■ **Stated exercise**
Restate the whole listing word for word. Pictures are left out.
----
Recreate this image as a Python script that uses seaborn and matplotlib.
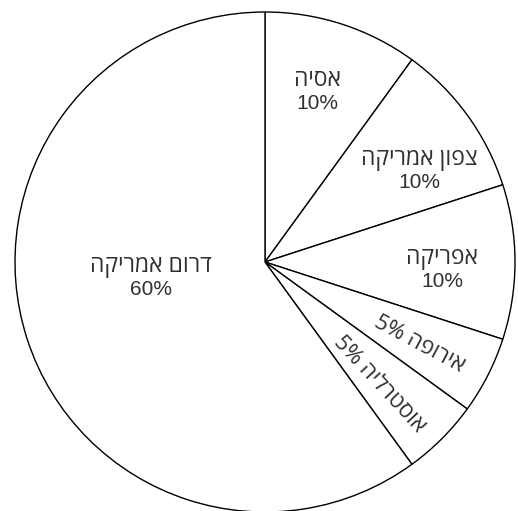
import numpy as np
import matplotlib
matplotlib.use("Agg")
import matplotlib.pyplot as plt
import seaborn as sns

# ---- data ----
regions = ["אסיה", "צפון אמריקה", "אפריקה", "אירופה", "אוסטרליה", "דרום אמריקה"]
shares = [10, 10, 10, 5, 5, 60]

# ---- layout (label placement relative to each wedge) ----
label_radius = [0.72, 0.72, 0.71, 0.70, 0.67, 0.46]
label_dtheta = [1, -5, -2, -1, -2, -11]
label_rotated = [False, False, False, True, True, False]

sns.set_theme(style="white")
plt.rcParams["font.family"] = ["Open Sans", "Liberation Sans", "DejaVu Sans"]

HEB_FONT = ["Open Sans", "DejaVu Sans"]
NUM_FONT = ["Liberation Sans", "DejaVu Sans"]
HEB_SIZE = 16.5
NUM_SIZE = 15.0


def visual(s):
    """Convert logical RTL Hebrew text into visual (left-to-right glyph) order."""
    return s[::-1]


fig = plt.figure(figsize=(5.18, 5.11), dpi=100)
ax = fig.add_axes([0, 0, 1, 1])
wedges, _ = ax.pie(
    shares,
    startangle=90,
    counterclock=False,
    colors=["white"] * len(shares),
    wedgeprops=dict(edgecolor="black", linewidth=1.0),
    radius=1.0,
)

txt_color = "#303030"
for w, name, val, r, dth, rot in zip(wedges, regions, shares, label_radius,
                                      label_dtheta, label_rotated):
    mid = (w.theta1 + w.theta2) / 2.0 + dth
    x = r * np.cos(np.deg2rad(mid))
    y = r * np.sin(np.deg2rad(mid))
    pct = f"{val}%"
    if rot:
        text = f"{pct} {visual(name)}"
        ax.text(x, y, text, ha="center", va="center", rotation=mid,
                rotation_mode="anchor", fontsize=HEB_SIZE - 0.5, color=txt_color,
                family=HEB_FONT)
    else:
        ax.annotate(visual(name), (x, y), xytext=(0, 3), textcoords="offset points",
                    ha="center", va="baseline", fontsize=HEB_SIZE,
                    color=txt_color, family=HEB_FONT)
        ax.annotate(pct, (x, y), xytext=(0, -13.5), textcoords="offset points",
                    ha="center", va="baseline", fontsize=NUM_SIZE,
                    color=txt_color, family=NUM_FONT)

# pixel-matched view: centre at (265, 262) px, radius 250 px
ax.set_xlim(-265 / 250, (518 - 265) / 250)
ax.set_ylim(-(511 - 262) / 250, 262 / 250)
ax.set_aspect("equal", adjustable="box")
ax.axis("off")

fig.savefig("out.png", dpi=100, facecolor="white")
----
■ **Problem solution**
Recreate this image as a Python script that uses seaborn and matplotlib.
import numpy as np
import matplotlib
matplotlib.use("Agg")
import matplotlib.pyplot as plt
import seaborn as sns

# ---- data ----
regions = ["אסיה", "צפון אמריקה", "אפריקה", "אירופה", "אוסטרליה", "דרום אמריקה"]
shares = [10, 10, 10, 5, 5, 60]

# ---- layout (label placement relative to each wedge) ----
label_radius = [0.72, 0.72, 0.71, 0.70, 0.67, 0.46]
label_dtheta = [1, -5, -2, -1, -2, -11]
label_rotated = [False, False, False, True, True, False]

sns.set_theme(style="white")
plt.rcParams["font.family"] = ["Open Sans", "Liberation Sans", "DejaVu Sans"]

HEB_FONT = ["Open Sans", "DejaVu Sans"]
NUM_FONT = ["Liberation Sans", "DejaVu Sans"]
HEB_SIZE = 16.5
NUM_SIZE = 15.0


def visual(s):
    """Convert logical RTL Hebrew text into visual (left-to-right glyph) order."""
    return s[::-1]


fig = plt.figure(figsize=(5.18, 5.11), dpi=100)
ax = fig.add_axes([0, 0, 1, 1])
wedges, _ = ax.pie(
    shares,
    startangle=90,
    counterclock=False,
    colors=["white"] * len(shares),
    wedgeprops=dict(edgecolor="black", linewidth=1.0),
    radius=1.0,
)

txt_color = "#303030"
for w, name, val, r, dth, rot in zip(wedges, regions, shares, label_radius,
                                      label_dtheta, label_rotated):
    mid = (w.theta1 + w.theta2) / 2.0 + dth
    x = r * np.cos(np.deg2rad(mid))
    y = r * np.sin(np.deg2rad(mid))
    pct = f"{val}%"
    if rot:
        text = f"{pct} {visual(name)}"
        ax.text(x, y, text, ha="center", va="center", rotation=mid,
                rotation_mode="anchor", fontsize=HEB_SIZE - 0.5, color=txt_color,
                family=HEB_FONT)
    else:
        ax.annotate(visual(name), (x, y), xytext=(0, 3), textcoords="offset points",
                    ha="center", va="baseline", fontsize=HEB_SIZE,
                    color=txt_color, family=HEB_FONT)
        ax.annotate(pct, (x, y), xytext=(0, -13.5), textcoords="offset points",
                    ha="center", va="baseline", fontsize=NUM_SIZE,
                    color=txt_color, family=NUM_FONT)

# pixel-matched view: centre at (265, 262) px, radius 250 px
ax.set_xlim(-265 / 250, (518 - 265) / 250)
ax.set_ylim(-(511 - 262) / 250, 262 / 250)
ax.set_aspect("equal", adjustable="box")
ax.axis("off")

fig.savefig("out.png", dpi=100, facecolor="white")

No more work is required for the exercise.